Bartzi / see

Code for the AAAI 2018 publication "SEE: Towards Semi-Supervised End-to-End Scene Text Recognition"
GNU General Public License v3.0
573 stars 147 forks source link

Relation between min_delta and LR #97

Open yash-bhat opened 4 years ago

yash-bhat commented 4 years ago

Hello @Bartzi !

In my training, I have set lr = 1e-4 and min_delta = 1e-8. Am I correct in assuming these are learning rate and decay respectively?

Also, I print the values out at the start of the training and they seem fine but later on it quickly steeps down.

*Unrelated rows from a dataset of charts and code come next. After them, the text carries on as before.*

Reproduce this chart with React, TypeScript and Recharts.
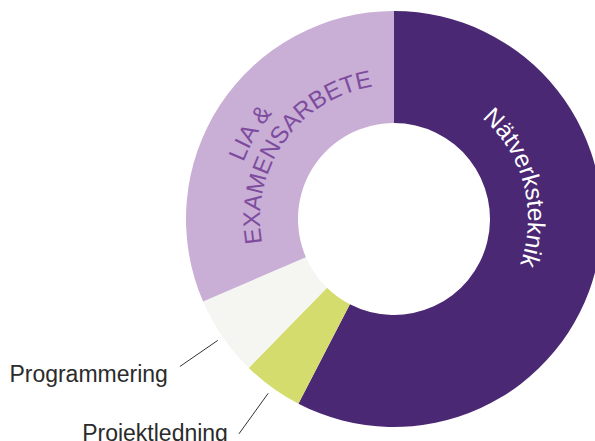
import React from 'react';
import { PieChart, Pie, Cell } from 'recharts';

const categories = ['Nätverksteknik', 'Projektledning', 'Programmering', 'LIA & EXAMENSARBETE'];
const shares = [57.6, 4.7, 6.2, 31.5];
const labelTexts = [['Nätverksteknik'], ['Projektledning'], ['Programmering'], ['LIA &', 'EXAMENSARBETE']];
const colors = ['#4b2873', '#d3dc6c', '#f5f6f1', '#c9aed5'];

const data = categories.map((name, i) => ({ name, value: shares[i] }));

const FONT = '"Liberation Sans", Arial, Helvetica, sans-serif';
const RAD = Math.PI / 180;

// point by angle measured clockwise from 12 o'clock
const pt = (cx: number, cy: number, r: number, theta: number) => ({
  x: cx + r * Math.sin(theta * RAD),
  y: cy - r * Math.cos(theta * RAD),
});

// curved label settings (radius of baseline, angular offset from slice middle)
const curved: Record<number, { r: number; d: number; fill: string; size: number }[]> = {
  0: [{ r: 134, d: -28.3, fill: '#ffffff', size: 24.5 }],
  3: [
    { r: 161, d: -2.5, fill: '#7d4c9e', size: 24 },
    { r: 134, d: 2, fill: '#7d4c9e', size: 24 },
  ],
};
// outside labels: leader line radii and text offset from the line end
const outside: Record<number, { r1: number; r2: number; dx: number; dy: number }> = {
  1: { r1: 215, r2: 265, dx: -11, dy: 7 },
  2: { r1: 214, r2: 260, dx: -12, dy: 16 },
};

const renderLabel = (props: any) => {
  const { cx, cy, midAngle, index } = props;
  const thetaMid = 90 - midAngle;
  const lines = labelTexts[index];
  if (curved[index]) {
    return (
      <g key={`lbl-${index}`}>
        {curved[index].map((c, j) => {
          const tc = thetaMid + c.d;
          const a = pt(cx, cy, c.r, tc - 85);
          const b = pt(cx, cy, c.r, tc + 85);
          const id = `arc-${index}-${j}`;
          return (
            <g key={id}>
              <defs>
                <path id={id} d={`M ${a.x} ${a.y} A ${c.r} ${c.r} 0 0 1 ${b.x} ${b.y}`} fill="none" />
              </defs>
              <text fill={c.fill} fontSize={c.size} fontFamily={FONT} textAnchor="middle">
                <textPath href={`#${id}`} startOffset="50%">
                  {lines[j]}
                </textPath>
              </text>
            </g>
          );
        })}
      </g>
    );
  }
  const o = outside[index];
  if (!o) return null;
  const p1 = pt(cx, cy, o.r1, thetaMid);
  const p2 = pt(cx, cy, o.r2, thetaMid);
  return (
    <g key={`lbl-${index}`}>
      <line x1={p1.x} y1={p1.y} x2={p2.x} y2={p2.y} stroke="#333333" strokeWidth={1} />
      <text x={p2.x + o.dx} y={p2.y + o.dy} textAnchor="end" fill="#2b2b2b" fontSize={23} fontFamily={FONT}>
        {lines[0]}
      </text>
    </g>
  );
};

export default function App() {
  return (
    <div style={{ position: 'absolute', left: 0, top: 0, width: 595, height: 441, background: '#ffffff', overflow: 'hidden' }}>
      <PieChart width={595} height={441} margin={{ top: 0, right: 0, bottom: 0, left: 0 }}>
        <Pie
          data={data}
          dataKey="value"
          nameKey="name"
          cx={394}
          cy={219}
          innerRadius={96}
          outerRadius={208}
          startAngle={90}
          endAngle={-270}
          stroke="none"
          label={renderLabel}
          labelLine={false}
          isAnimationActive={false}
        >
          {data.map((d, i) => (
            <Cell key={d.name} fill={colors[i]} />
          ))}
        </Pie>
      </PieChart>
    </div>
  );
}
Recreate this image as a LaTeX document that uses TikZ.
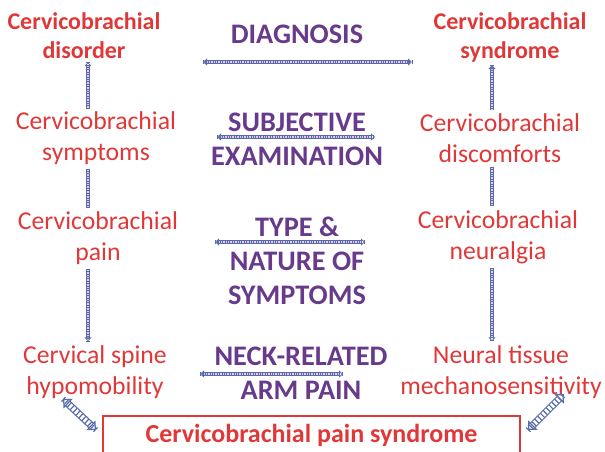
\documentclass[tikz,border=0pt]{standalone}
\usepackage{fontspec}
\setmainfont{Carlito}
\usetikzlibrary{arrows.meta}
\definecolor{cbred}{RGB}{224,56,56}
\definecolor{cbpurple}{RGB}{104,58,140}
\definecolor{cbblue}{RGB}{88,108,170}
\definecolor{cbpink}{RGB}{235,200,235}
\tikzset{
  redtxt/.style={text=cbred, align=center, font=\fontsize{25.7}{31}\selectfont, inner sep=0pt},
  redbold/.style={text=cbred, align=center, font=\fontsize{24}{29}\selectfont\bfseries, inner sep=0pt},
  purptxt/.style={text=cbpurple, align=center, font=\fontsize{28.3}{34}\selectfont\bfseries, inner sep=0pt},
  ladder/.style={draw=cbblue, double=cbpink, double distance=2.4pt, line width=0.9pt,
    postaction={draw=cbblue, line width=3.4pt, dash pattern=on 0.8pt off 1.6pt, -}},
  bigladder/.style={draw=cbblue, double=white, double distance=5pt, line width=1.2pt,
    postaction={draw=cbblue, line width=6pt, dash pattern=on 1.2pt off 2.8pt, -}},
  hd/.tip={Triangle[open, length=4pt, width=7pt, line width=0.8pt]},
  bhd/.tip={Triangle[open, length=7pt, width=13pt, line width=1.2pt]},
}
\begin{document}
\begin{tikzpicture}[x=1pt, y=-1pt]
\useasboundingbox (0,0) rectangle (605,451);
% left column
\node[redbold] (dis) at (84,36) {Cervicobrachial\\disorder};
\node[redtxt] (sym) at (96,138) {Cervicobrachial\\symptoms};
\node[redtxt] (pain) at (98,238) {Cervicobrachial\\pain};
\node[redtxt] (hypo) at (95,372) {Cervical spine\\hypomobility};
% right column
\node[redbold] (syn) at (510,37) {Cervicobrachial\\syndrome};
\node[redtxt] (disc) at (500,138) {Cervicobrachial\\discomforts};
\node[redtxt] (neur) at (498,237) {Cervicobrachial\\neuralgia};
\node[redtxt] (neut) at (501,372) {Neural tissue\\mechanosensitivity};
% middle labels
\node[purptxt] (diag) at (297,34) {DIAGNOSIS};
\node[purptxt] (subj) at (297,139) {SUBJECTIVE\\EXAMINATION};
\node[purptxt] (type) at (297,261) {TYPE \&\\NATURE OF\\SYMPTOMS};
\node[purptxt] (neck) at (301,373) {NECK-RELATED\\ARM PAIN};
% bottom box
\node[draw=cbred, line width=1.5pt, minimum width=417pt, minimum height=38pt, text=cbred,
  font=\fontsize{26}{30}\selectfont\bfseries, inner sep=0pt] (cps) at (311.5,435) {Cervicobrachial pain syndrome};
% anchor coordinates
\coordinate (dL) at (203,62); \coordinate (dR) at (412,62);
\coordinate (sL) at (217,137); \coordinate (sR) at (375,137);
\coordinate (tL) at (215,242); \coordinate (tR) at (365,242);
\coordinate (nL) at (200,374); \coordinate (nR) at (343,374);
% horizontal connectors
\draw[ladder, hd-hd] (dL) -- (dR);
\draw[ladder, hd-hd] (sL) -- (sR);
\draw[ladder, hd-hd] (tL) -- (tR);
\draw[ladder, hd-hd] (nL) -- (nR);
% vertical connectors
\draw[ladder, hd-] ([yshift=-3pt]dis.south -| 88,0) -- ([yshift=3pt]sym.north -| 88,0);
\draw[ladder] ([yshift=-4pt]sym.south -| 88,0) -- ([yshift=4pt]pain.north -| 88,0);
\draw[ladder, -hd] ([yshift=-4pt]pain.south -| 88,0) -- ([yshift=4pt]hypo.north -| 88,0);
\draw[ladder, hd-] ([yshift=-3pt]syn.south -| 492,0) -- ([yshift=3pt]disc.north -| 492,0);
\draw[ladder] ([yshift=-4pt]disc.south -| 492,0) -- ([yshift=4pt]neur.north -| 492,0);
\draw[ladder, -hd] ([yshift=-4pt]neur.south -| 492,0) -- ([yshift=4pt]neut.north -| 492,0);
% diagonal connectors
\coordinate (bl1) at (63,399); \coordinate (bl2) at (96,430);
\coordinate (br1) at (528,430); \coordinate (br2) at (564,394);
\draw[bigladder, bhd-bhd] (bl1) -- (bl2);
\draw[bigladder, bhd-bhd] (br1) -- (br2);
\end{tikzpicture}
\end{document}
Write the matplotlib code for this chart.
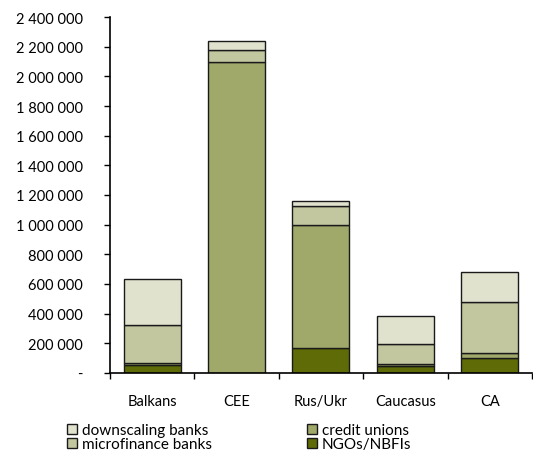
import numpy as np
import matplotlib.pyplot as plt
from matplotlib.ticker import FuncFormatter

plt.rcParams['font.family'] = ['Lato', 'DejaVu Sans']

regions = ['Balkans', 'CEE', 'Rus/Ukr', 'Caucasus', 'CA']
ngos = [50000, 0, 170000, 47000, 97000]
credit_unions = [15000, 2100000, 830000, 13000, 36000]
mf_banks = [255000, 75000, 125000, 135000, 346000]
downscaling = [310000, 65000, 35000, 185000, 202000]

colors = {
    'NGOs/NBFIs': '#5f6b06',
    'credit unions': '#a0a86a',
    'microfinance banks': '#c2c7a0',
    'downscaling banks': '#e0e2cd',
}

fig = plt.figure(figsize=(5.33, 4.52), dpi=100)
ax = fig.add_axes([0.206, 0.173, 0.792, 0.787])

x = np.arange(len(regions))
w = 0.675
bottom = np.zeros(len(regions))
bars = {}
for name, vals in [('NGOs/NBFIs', ngos), ('credit unions', credit_unions),
                   ('microfinance banks', mf_banks), ('downscaling banks', downscaling)]:
    vals = np.array(vals, dtype=float)
    bars[name] = ax.bar(x, vals, w, bottom=bottom, color=colors[name],
                        edgecolor='#1a1a1a', linewidth=1.0)
    bottom += vals

ax.set_xlim(-0.5, len(regions) - 0.5)
ax.set_ylim(0, 2400000)
ax.set_yticks(np.arange(0, 2400001, 200000))

def fmt(v, pos):
    if v == 0:
        return '-'
    return '{:,.0f}'.format(v).replace(',', ' ')

ax.yaxis.set_major_formatter(FuncFormatter(fmt))
ax.set_xticks(np.arange(-0.5, len(regions), 1.0))
ax.set_xticklabels([])
ax.set_xticks(x, minor=True)
ax.set_xticklabels(regions, minor=True)
ax.tick_params(axis='x', which='minor', length=0, pad=15, labelsize=10.5)
ax.tick_params(axis='x', which='major', length=4.5, width=1, direction='out')
ax.tick_params(axis='y', length=4.5, width=1, direction='out', labelsize=10.5, pad=15)

for s in ['top', 'right']:
    ax.spines[s].set_visible(False)
for s in ['left', 'bottom']:
    ax.spines[s].set_linewidth(1.2)

order = ['downscaling banks', 'microfinance banks', 'credit unions', 'NGOs/NBFIs']
fig.legend([bars[k] for k in order], order, ncol=2, loc='upper left',
           bbox_to_anchor=(0.112, 0.078), frameon=False, fontsize=11,
           handlelength=0.65, handleheight=0.65, handletextpad=0.3,
           columnspacing=6.25, labelspacing=0.0, borderpad=0)

fig.savefig('out.png', dpi=100)
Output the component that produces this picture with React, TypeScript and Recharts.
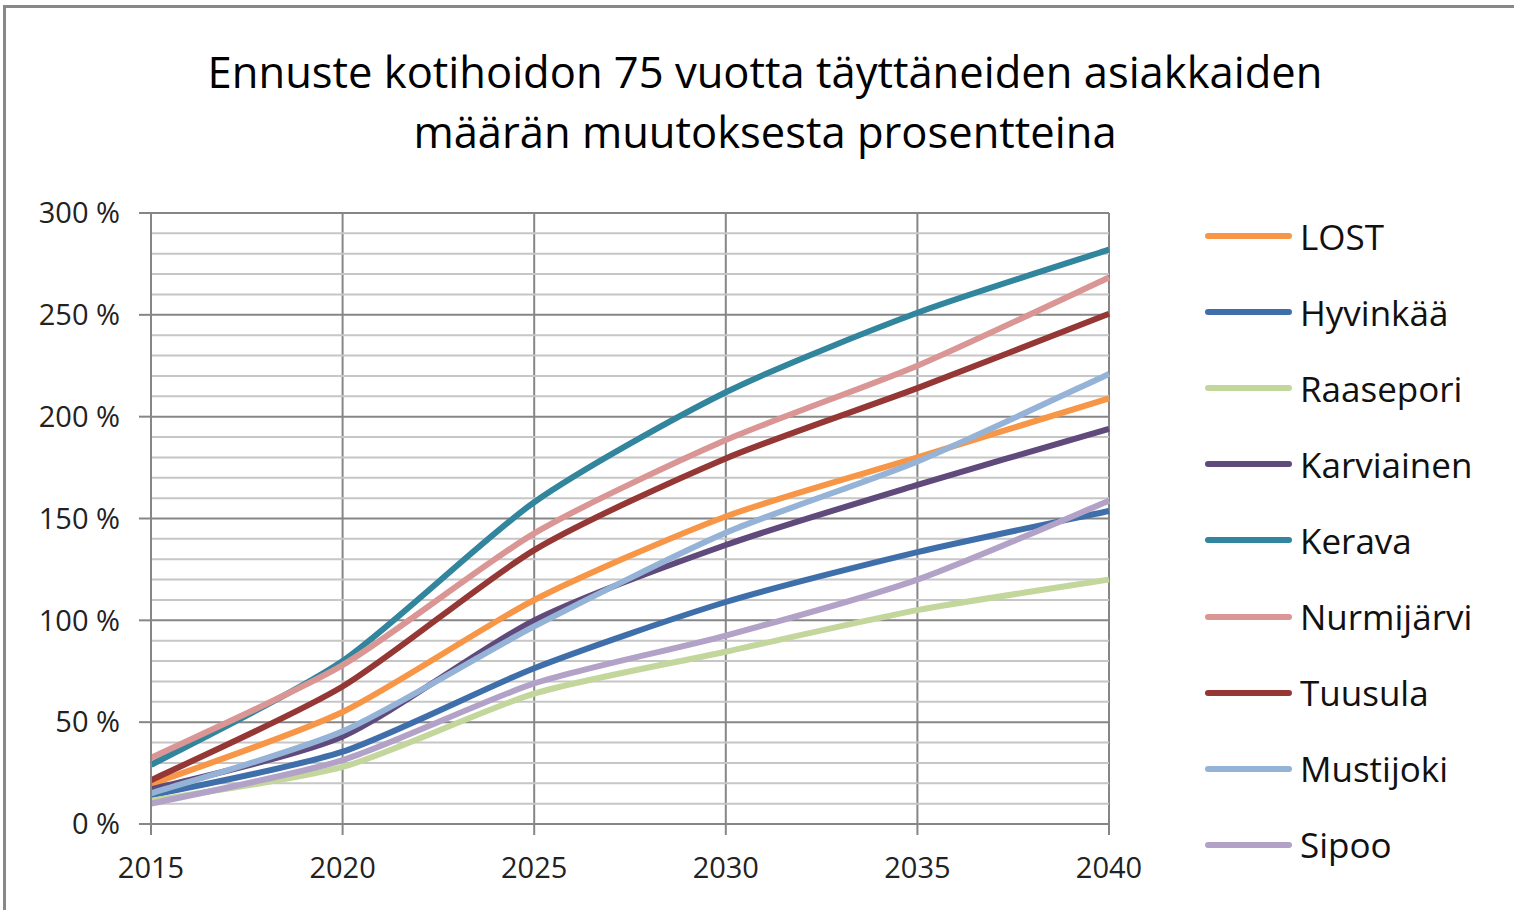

min_delta, decay rate: 1e-08 lr: 0.0001 /usr/local/lib/python3.6/dist-packages/chainer/training/updaters/multiprocess_parallel_updater.py:155: UserWarning: optimizer.eps is changed to 1e-08 by MultiprocessParallelUpdater for new batch size. format(optimizer.eps)) epoch iteration main/loss main/accuracy lr fast_validation/main/loss fast_validation/main/accuracy validation/main/loss validation/main/accuracy 1 100 2.49428 0 **3.08566e-05** 2.36821 0 3 200 1.94748 0 **4.25853e-05** 2.23569 0 total [#########.........................................] 19.93% this epoch [#################################################.] 98.60% 249 iter, 3 epoch / 20 epochs 0.48742 iters/sec. Estimated time to finish: 0:34:12.368322.

Can I know the relation and what might be affecting my LR drastically?

Bartzi commented 4 years ago

lr denotes the learning rate, that is correct. min_delta is used by the curriculum and is used to determine whether a curriculum step is to be performed.

The weird output of the learning rate is due to the way Chainer calculates the learning rate of the Adam optimizer. The value actually does not steep down, it rather goes up until it reaches the provided learning rate.